C’est une décision du ministre de la santé publique qui vient sonner le glas du débat autour de l’usage de ces produits pour blanchiment volontaire de la peau.
Des produits principalement utilisés hors de leur cadre thérapeuthique pour inhiber la mélanine protectrice que l’on retrouve chez les peaux noires et foncées.
Ce 19 Août 2022, Manaouda Malachie a signé une note «portant interdiction d’importation, de fabrication et de distribution de certaines substances entrant dans la composition des produits cosmétiques».
Il s’agit de «l’hydroquinone et ses dérivés, le mercure et ses dérivés, les corticoïdes… également soumis au même régime de l’interdit les mélanges avec des produits énumérés … dans les produits cosmétiques». La distribution des produits d’hygiène corporelle contenant ces substances est également interdite.
L’issue d’une bataille de longue haleine autour de la dépigmentation volontaire de la peau, sujet tabou avec ses nombreuses conséquences sur le plan sanitaire.
Les pharmacies n’échappent pas à ce vent d’assainissement.

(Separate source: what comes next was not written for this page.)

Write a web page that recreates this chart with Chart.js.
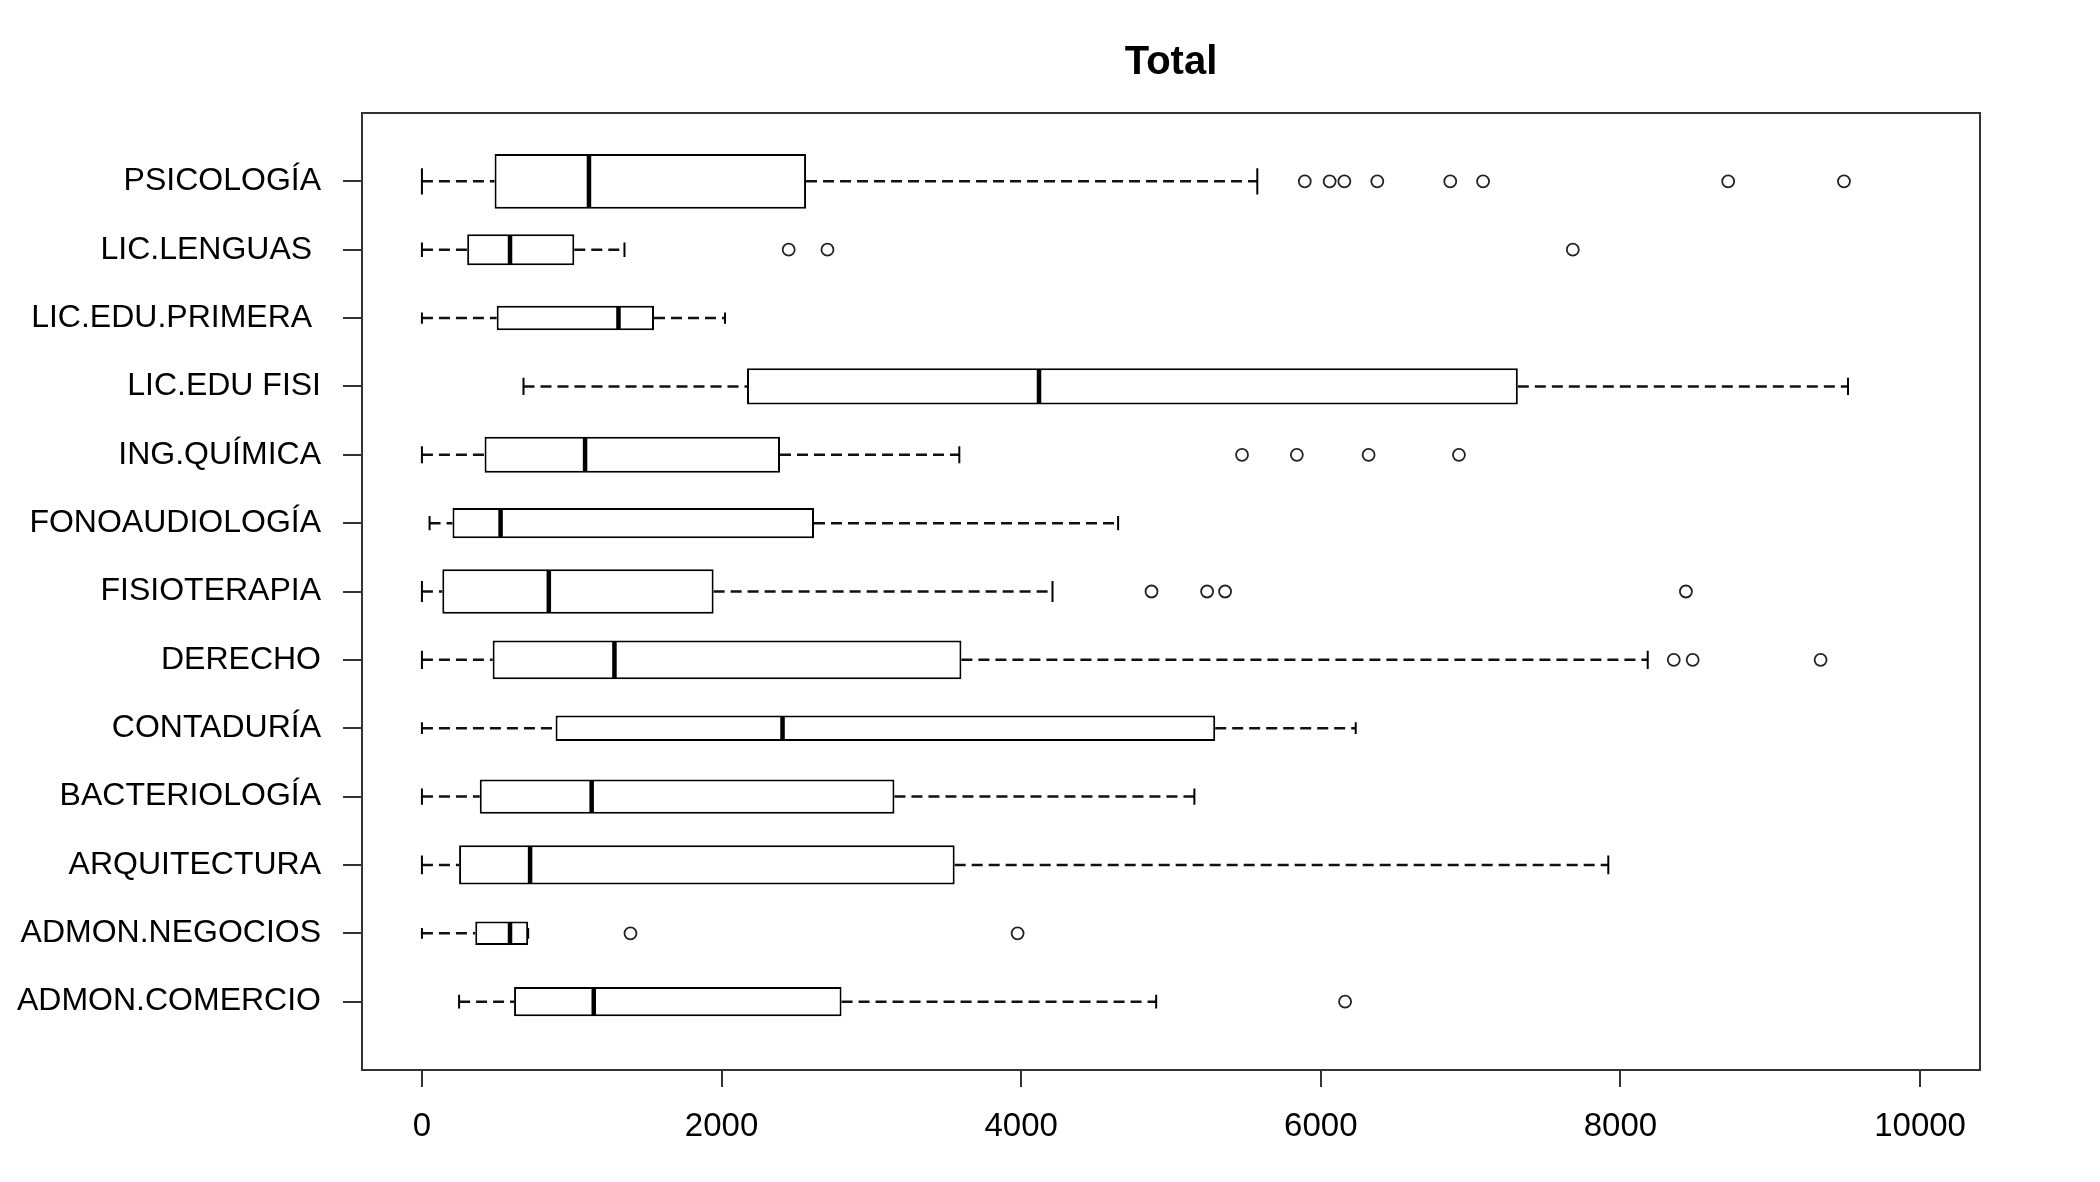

Le délégué régional de la santé publique pour le littoral invitait le 17 août les responsables des pharmacies d’officines à présenter les documents et agréments leur donnant droit à la création et à l’exercice d’activités dans ce secteur déliquat.
Dans le même élan, les chefs de district de santé sont appelés à faire des descentes sur le terrain, dans l’optique de fermer toute officine qui vendrait de façon illicite «des médicaments, compléments alimentaires et boissons diététiques tels : Gluta Pur, Mukala (Glutathionne, collagène, vitamine C), gélules super éclaircissantes et anti cholestérol, Beta carotène 25 000 UI, boissons minceurs «dites adieu aux kilos».
42% de camerounaises se blanchissent la peau
Une question de santé publique qui inquiète. Depuis quelques semaines le ministère Camerounais de la santé publique mène une lutte acharnée contre les promoteurs des produits dépigmentants. Un combat qui mérite une attention, lorsqu’on s’attarde sur les chiffres alarmants que présente le Cameroun.
Selon l’association nationale de dermatologie, 42% de femmes camerounaises se blanchissent la peau et parmi elles 25% sont des jeunes étudiantes.
Pour la Société Camerounaise de Dermatologie (Socaderm), Douala est considérée comme la principale ville où la dépigmentation de la peau est accrue. D’après une dernière étude 27,8% des habitants de la métropole économique font recours à des produits décapants. Une étude réalisée sur un échantillonnage de 10 000 hommes et femmes âgés entre 15 ans et 50 ans.
La ville de Kumba dans le Sud-ouest du Cameroun vient en deuxième position dans l’étude. 24,1% de la population se blanchit la peau.
Yaoundé, la capitale politique du Cameroun est classée en troisième position dans cette étude avec 19,6% de la population adeptes des produits éclaircissants. Elle est suivie par la ville de Kribi dans le Sud avec 11,1% et Bangangté à l’Ouest Cameroun 10,3%.
«Les chiffres sont alarmants. Les femmes déjà dépigmentées sont atteintes de cancer, d’hypertension artérielle, de cancer de la peau, du sang, du col de l’utérus. Il est même difficile pour certaines de faire des enfants»,
déclarait la défunte Flora ZE promotrice du mouvement Black Attitude.
Depuis plusieurs années, le blanchiment de la peau est dénoncé par les journalistes et la société civile, les produits utilisés pour le faire étant des plus nocifs. D’ailleurs il y a quelques temps la députée Nourane Fosting a mis sur le marché des boissons éclaircissantes à base de Glutathion, d’Alfa Arbutine, des substances toxiques pour la santé. Elle a été sommée de stopper cette activité dangereuse ainsi que d’autres promotrices comme Carimo, Mira cosmetique, Ivalux Impérial appelées à retirer les produits blanchissants de leurs rayons.